Catalonia's parliament is to convene on 12 March to appoint a new regional president.

The jailed separatist, Jordi Sanchez is the only candidate being put forward.

Mr Sanchez, who is the former head of the pro-independence civil group, the Catalan National Assembly, is considered to have little chance of taking up the post since he remains in custody pending accusations of sedition over last year's secession bid. 

His name was put forward after the former Catalan president Carles Puigdemont withdrew last week. 

Mr Puigdemont had initially been picked as the candidate to lead the region again after December’s regional polls but he remains in exile in Belgium. 

Today, Mr Sanchez's lawyers asked the Supreme Court, which is overseeing his case, to let him out of prison to go to parliament next week for the official appointment. 

But even if a judge allows him out, he is not assured of getting enough votes to secure the position. 

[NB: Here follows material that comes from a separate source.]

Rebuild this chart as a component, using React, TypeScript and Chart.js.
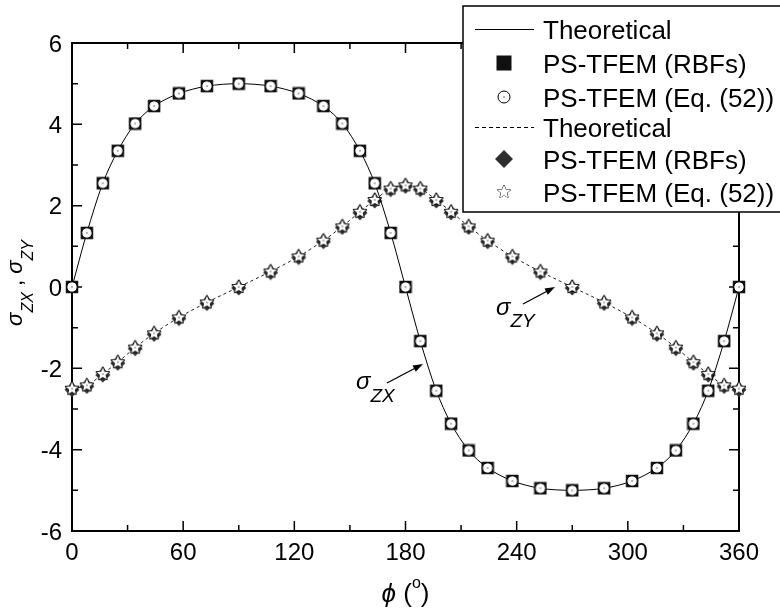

He has the support of two separatist groupings which together have 66 votes out of 135. 

The small, separatist CUP party, which has four seats, has refused to back him and will abstain.

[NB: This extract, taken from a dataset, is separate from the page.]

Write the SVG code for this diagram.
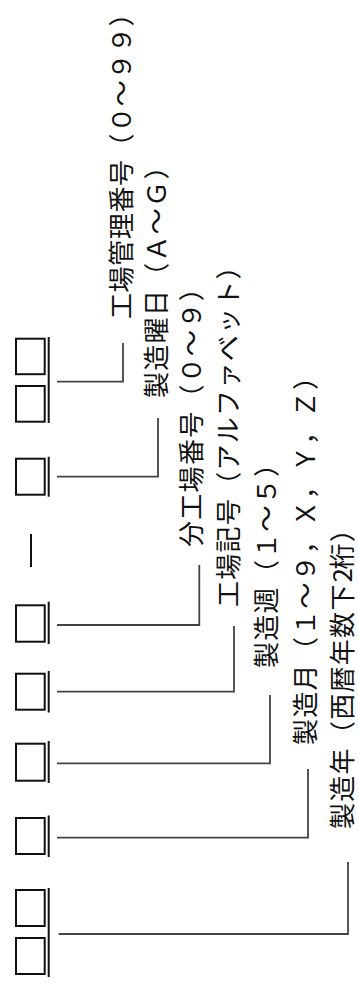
<svg xmlns="http://www.w3.org/2000/svg" width="358" height="986" viewBox="0 0 358 986">
<style>
.box{fill:none;stroke:#111;stroke-width:2}
.bar{stroke:#111;stroke-width:2;fill:none}
.conn{fill:none;stroke:#444;stroke-width:1.8}
.lbl{font-family:"Noto Sans CJK JP","Noto Sans CJK SC",sans-serif;font-size:26px;fill:#111}
</style>
<rect width="358" height="986" fill="#fff"/>
<g id="box-factory-control">
<rect class="box" x="16" y="338.7" width="28.7" height="35.5"/>
<rect class="box" x="16" y="386" width="28.7" height="35.7"/>
<line class="bar" x1="48.7" y1="337" x2="48.7" y2="423"/>
</g>
<g id="box-weekday">
<rect class="box" x="16" y="458.7" width="28.7" height="36"/>
<line class="bar" x1="48.7" y1="456.7" x2="48.7" y2="496.7"/>
</g>
<g id="dash">
<line class="bar" x1="31" y1="534" x2="31" y2="567"/>
</g>
<g id="box-subfactory">
<rect class="box" x="16" y="605.3" width="28.7" height="36.4"/>
<line class="bar" x1="48.7" y1="601.7" x2="48.7" y2="644"/>
</g>
<g id="box-factory-code">
<rect class="box" x="16" y="673.7" width="28.7" height="36"/>
<line class="bar" x1="48.7" y1="671" x2="48.7" y2="712.5"/>
</g>
<g id="box-week">
<rect class="box" x="16" y="743.7" width="28.7" height="37"/>
<line class="bar" x1="48.7" y1="741" x2="48.7" y2="783"/>
</g>
<g id="box-month">
<rect class="box" x="16" y="818" width="28.7" height="36"/>
<line class="bar" x1="48.7" y1="815.5" x2="48.7" y2="857"/>
</g>
<g id="box-year">
<rect class="box" x="16" y="890" width="28.7" height="36"/>
<rect class="box" x="16" y="938" width="28.7" height="36"/>
<line class="bar" x1="48.7" y1="888" x2="48.7" y2="977"/>
</g>
<g id="connectors">
<polyline class="conn" points="57,381.7 123,381.7 123,343"/>
<polyline class="conn" points="57,476.7 158,476.7 158,418"/>
<polyline class="conn" points="57,625 199.3,625 199.3,565"/>
<polyline class="conn" points="57,691.7 234,691.7 234,626"/>
<polyline class="conn" points="57,763.3 270,763.3 270,695"/>
<polyline class="conn" points="57,837.7 308,837.7 308,769"/>
<polyline class="conn" points="58.7,934 348,934 348,862"/>
</g>
<g id="label-factory-control">
<text class="lbl" transform="translate(131,319) rotate(-90)" x="0 26.6 53.2 79.8 106.4 133 159.6 186.2 212.8 239.4 266 292.6">工場管理番号（０～９９）</text>
</g>
<g id="label-weekday">
<text class="lbl" transform="translate(166,398) rotate(-90)" x="0 27.3 54.6 81.9 109.2 136.5 163.8 191.1 218.4">製造曜日（Ａ～Ｇ）</text>
</g>
<g id="label-subfactory">
<text class="lbl" transform="translate(201,547) rotate(-90)" x="0 27.3 54.6 81.9 109.2 136.5 163.8 191.1 218.4 245.7">分工場番号（０～９）</text>
</g>
<g id="label-factory-code">
<text class="lbl" transform="translate(238,607) rotate(-90)" x="0 27.3 54.6 81.9 109.2 136.5 163.8 191.1 218.4 245.7 273 300.3 327.6">工場記号（アルファベット）</text>
</g>
<g id="label-week">
<text class="lbl" transform="translate(276,668) rotate(-90)" x="0 27.3 54.6 81.9 109.2 136.5 163.8 191.1">製造週（１～５）</text>
</g>
<g id="label-month">
<text class="lbl" transform="translate(315,745) rotate(-90)" x="0 27.3 54.6 81.9 109.2 136.5 163.8 191.1 218.4 245.7 273 300.3 327.6 354.9">製造月（１～９，Ｘ，Ｙ，Ｚ）</text>
</g>
<g id="label-year">
<text class="lbl" transform="translate(352,829) rotate(-90)" x="0 27.3 54.6 81.9 109.2 136.5 163.8 191.1 218.4 246.5 259.4 286.7">製造年（西暦年数下2桁）</text>
</g>
</svg>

Of the 66 though, Mr Puigdemont and another separatist lawmaker are in Belgium, which means that in theory they cannot take part in parliamentary votes, reducing the number of lawmakers in support of Mr Sanchez to 64. 

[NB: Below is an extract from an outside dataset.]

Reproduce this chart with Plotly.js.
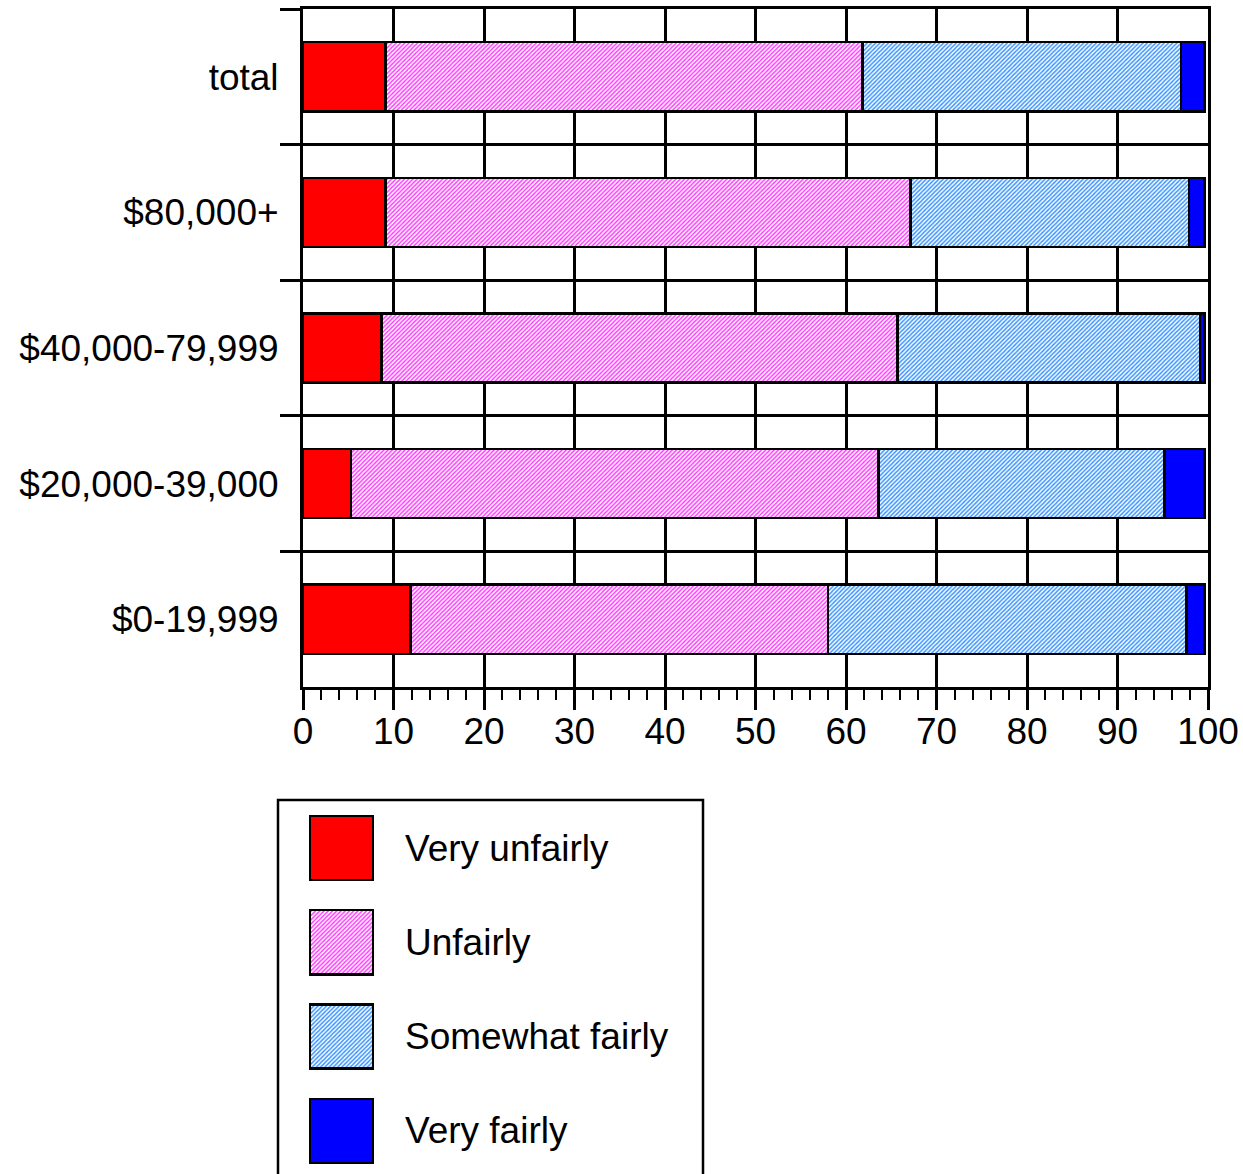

The parties that are against independence have a total of 65 votes combined, which means they could block Mr Sanchez's appointment. 

The separatists' push for independence plunged Spain into political crisis last year. 

The Spanish government imposed direct rule over the region on 27 October after the Catalan parliament unilaterally declared independence. 

Direct rule is due to last until the region elects a new president. 

Madrid has vowed to resist any breakaway of the region from Spain.